Capacity planning and autoscaling signals

Collect multi-week metrics to characterize typical peaks. Use metrics such as connections_per_instance and bytes_per_second to compute required instance count under various SLAs. For automated scaling:

  • Scale out when P95 CPU > 70% or connection_count_per_instance > target threshold for N minutes.
  • Scale in cautiously using longer cool-downs to avoid oscillation.

Security and abuse detection

Real-time monitoring detects abuse patterns like port scanning, brute-force auth attempts, or sudden per-client bandwidth spikes.

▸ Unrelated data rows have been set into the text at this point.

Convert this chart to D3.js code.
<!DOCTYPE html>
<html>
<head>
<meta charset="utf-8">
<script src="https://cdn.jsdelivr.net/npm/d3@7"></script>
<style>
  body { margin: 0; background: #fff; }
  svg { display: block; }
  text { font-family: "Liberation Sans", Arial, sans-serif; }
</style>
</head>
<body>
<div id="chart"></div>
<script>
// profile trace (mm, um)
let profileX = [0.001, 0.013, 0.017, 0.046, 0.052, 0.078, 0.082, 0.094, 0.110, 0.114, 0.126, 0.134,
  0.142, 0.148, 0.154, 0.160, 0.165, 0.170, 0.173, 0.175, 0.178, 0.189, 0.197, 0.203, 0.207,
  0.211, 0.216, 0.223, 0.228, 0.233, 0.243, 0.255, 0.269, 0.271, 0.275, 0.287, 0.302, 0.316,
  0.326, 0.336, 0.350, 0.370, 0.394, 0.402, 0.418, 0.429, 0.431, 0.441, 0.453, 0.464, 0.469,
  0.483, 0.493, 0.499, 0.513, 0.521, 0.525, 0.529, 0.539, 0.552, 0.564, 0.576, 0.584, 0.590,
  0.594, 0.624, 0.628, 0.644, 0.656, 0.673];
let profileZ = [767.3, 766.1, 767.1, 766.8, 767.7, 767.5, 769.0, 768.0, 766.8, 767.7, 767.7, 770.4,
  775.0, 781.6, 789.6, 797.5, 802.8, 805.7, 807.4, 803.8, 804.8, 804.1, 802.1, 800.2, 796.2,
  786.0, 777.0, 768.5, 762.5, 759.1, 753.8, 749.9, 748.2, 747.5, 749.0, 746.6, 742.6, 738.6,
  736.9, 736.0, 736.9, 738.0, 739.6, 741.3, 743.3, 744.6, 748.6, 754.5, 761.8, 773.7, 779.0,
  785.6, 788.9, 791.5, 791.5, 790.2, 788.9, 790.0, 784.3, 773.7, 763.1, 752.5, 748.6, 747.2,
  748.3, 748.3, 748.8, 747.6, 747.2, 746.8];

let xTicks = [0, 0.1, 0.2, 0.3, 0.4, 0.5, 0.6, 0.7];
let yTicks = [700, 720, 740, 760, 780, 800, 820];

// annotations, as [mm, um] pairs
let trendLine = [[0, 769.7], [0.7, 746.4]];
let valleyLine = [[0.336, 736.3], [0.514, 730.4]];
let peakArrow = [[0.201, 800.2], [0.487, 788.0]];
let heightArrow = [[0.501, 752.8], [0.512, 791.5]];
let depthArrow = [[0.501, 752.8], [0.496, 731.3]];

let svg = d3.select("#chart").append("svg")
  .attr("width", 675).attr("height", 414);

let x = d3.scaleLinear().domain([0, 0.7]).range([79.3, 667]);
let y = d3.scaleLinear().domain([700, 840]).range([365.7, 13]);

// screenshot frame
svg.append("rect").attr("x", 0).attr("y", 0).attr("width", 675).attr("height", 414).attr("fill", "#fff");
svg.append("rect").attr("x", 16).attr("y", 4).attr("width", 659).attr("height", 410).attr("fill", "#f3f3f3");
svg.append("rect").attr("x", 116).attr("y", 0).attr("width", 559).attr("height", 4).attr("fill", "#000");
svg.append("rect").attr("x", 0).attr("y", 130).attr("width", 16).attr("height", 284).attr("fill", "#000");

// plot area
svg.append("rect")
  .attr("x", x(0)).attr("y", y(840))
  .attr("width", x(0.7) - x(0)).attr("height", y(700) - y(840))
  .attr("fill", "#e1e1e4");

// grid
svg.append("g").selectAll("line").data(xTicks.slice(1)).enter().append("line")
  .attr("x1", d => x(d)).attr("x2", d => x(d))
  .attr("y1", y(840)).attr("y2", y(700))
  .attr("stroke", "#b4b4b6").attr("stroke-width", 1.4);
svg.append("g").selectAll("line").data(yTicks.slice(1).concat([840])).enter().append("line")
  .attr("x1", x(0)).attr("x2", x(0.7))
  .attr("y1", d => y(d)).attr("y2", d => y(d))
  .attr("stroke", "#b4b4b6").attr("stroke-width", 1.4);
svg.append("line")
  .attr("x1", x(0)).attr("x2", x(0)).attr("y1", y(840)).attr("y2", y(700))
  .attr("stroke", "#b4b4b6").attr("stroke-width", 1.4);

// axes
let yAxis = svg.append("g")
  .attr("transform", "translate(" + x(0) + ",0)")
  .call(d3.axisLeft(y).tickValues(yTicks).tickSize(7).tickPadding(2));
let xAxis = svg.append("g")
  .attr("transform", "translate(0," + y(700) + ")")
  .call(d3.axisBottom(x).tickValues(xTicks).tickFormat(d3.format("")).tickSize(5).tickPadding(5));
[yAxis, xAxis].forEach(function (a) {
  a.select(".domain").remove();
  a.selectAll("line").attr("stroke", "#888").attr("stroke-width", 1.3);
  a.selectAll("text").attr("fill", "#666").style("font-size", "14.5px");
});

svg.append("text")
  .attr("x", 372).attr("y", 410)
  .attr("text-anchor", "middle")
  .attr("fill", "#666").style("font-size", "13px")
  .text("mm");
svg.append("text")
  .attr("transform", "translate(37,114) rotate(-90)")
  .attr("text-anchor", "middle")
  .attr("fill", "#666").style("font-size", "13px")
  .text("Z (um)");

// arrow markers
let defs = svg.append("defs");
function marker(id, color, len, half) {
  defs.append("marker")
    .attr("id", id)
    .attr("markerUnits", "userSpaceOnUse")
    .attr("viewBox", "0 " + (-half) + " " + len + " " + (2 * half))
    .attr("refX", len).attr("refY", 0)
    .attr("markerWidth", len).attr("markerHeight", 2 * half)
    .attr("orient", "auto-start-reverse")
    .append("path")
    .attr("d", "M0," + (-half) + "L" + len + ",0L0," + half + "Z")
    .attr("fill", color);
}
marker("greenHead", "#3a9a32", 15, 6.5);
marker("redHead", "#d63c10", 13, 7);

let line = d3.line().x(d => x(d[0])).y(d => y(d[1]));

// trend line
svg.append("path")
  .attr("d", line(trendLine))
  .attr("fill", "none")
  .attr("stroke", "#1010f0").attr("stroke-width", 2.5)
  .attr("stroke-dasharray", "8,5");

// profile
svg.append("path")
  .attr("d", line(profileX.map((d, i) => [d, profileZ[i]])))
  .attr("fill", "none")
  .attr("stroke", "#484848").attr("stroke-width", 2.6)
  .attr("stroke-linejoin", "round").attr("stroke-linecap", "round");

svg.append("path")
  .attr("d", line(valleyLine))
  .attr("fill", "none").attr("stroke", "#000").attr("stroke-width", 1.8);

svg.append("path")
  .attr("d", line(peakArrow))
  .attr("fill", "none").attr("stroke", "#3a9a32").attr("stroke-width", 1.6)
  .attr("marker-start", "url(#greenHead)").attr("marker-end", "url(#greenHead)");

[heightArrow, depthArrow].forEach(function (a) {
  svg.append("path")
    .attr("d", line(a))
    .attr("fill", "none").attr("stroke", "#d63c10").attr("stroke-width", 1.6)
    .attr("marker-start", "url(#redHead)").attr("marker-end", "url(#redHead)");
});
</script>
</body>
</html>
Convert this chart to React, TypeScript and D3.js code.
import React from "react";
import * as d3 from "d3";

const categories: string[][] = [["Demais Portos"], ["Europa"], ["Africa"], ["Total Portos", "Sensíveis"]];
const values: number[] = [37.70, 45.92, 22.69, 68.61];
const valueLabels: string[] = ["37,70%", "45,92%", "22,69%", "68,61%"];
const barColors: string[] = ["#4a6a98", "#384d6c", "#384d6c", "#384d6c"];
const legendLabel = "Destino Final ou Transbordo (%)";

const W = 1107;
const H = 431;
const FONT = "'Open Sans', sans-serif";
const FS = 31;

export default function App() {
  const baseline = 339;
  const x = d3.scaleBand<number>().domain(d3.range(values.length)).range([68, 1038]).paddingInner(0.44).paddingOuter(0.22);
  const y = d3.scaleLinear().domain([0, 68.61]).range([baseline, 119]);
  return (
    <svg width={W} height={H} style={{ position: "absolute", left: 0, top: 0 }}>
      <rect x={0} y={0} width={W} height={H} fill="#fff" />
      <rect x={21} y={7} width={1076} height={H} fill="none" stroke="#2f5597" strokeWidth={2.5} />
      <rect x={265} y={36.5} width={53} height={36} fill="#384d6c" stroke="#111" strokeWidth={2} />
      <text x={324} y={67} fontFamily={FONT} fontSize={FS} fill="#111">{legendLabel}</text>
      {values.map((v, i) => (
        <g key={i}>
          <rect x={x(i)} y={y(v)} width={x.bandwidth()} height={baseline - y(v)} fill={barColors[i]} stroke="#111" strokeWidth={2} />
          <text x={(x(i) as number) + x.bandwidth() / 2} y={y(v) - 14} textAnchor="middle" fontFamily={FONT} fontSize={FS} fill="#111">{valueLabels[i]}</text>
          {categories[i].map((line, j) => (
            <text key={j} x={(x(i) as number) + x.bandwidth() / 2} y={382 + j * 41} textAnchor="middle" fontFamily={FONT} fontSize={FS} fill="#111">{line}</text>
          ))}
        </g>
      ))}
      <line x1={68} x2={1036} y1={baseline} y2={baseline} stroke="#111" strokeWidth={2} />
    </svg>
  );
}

  • Use rate metrics per client IP (with aggregation) and alert on exponential increases.
  • Feed logs into an IDS/IPS pipeline and use threshold-based blocking (eg. ipset + nftables) when automated mitigation is required.

Final notes

Building an effective real-time monitoring strategy for Shadowsocks servers is an iterative engineering effort. Start with robust system-level telemetry via Prometheus/node_exporter, add application instrumentation with histograms for crypto costs, and incorporate eBPF tools for low-level kernel visibility. Automate alerting for the most common failure modes and tune kernel and NIC settings when patterns emerge. With these practices you can achieve both high throughput and predictable, observable behavior in production environments.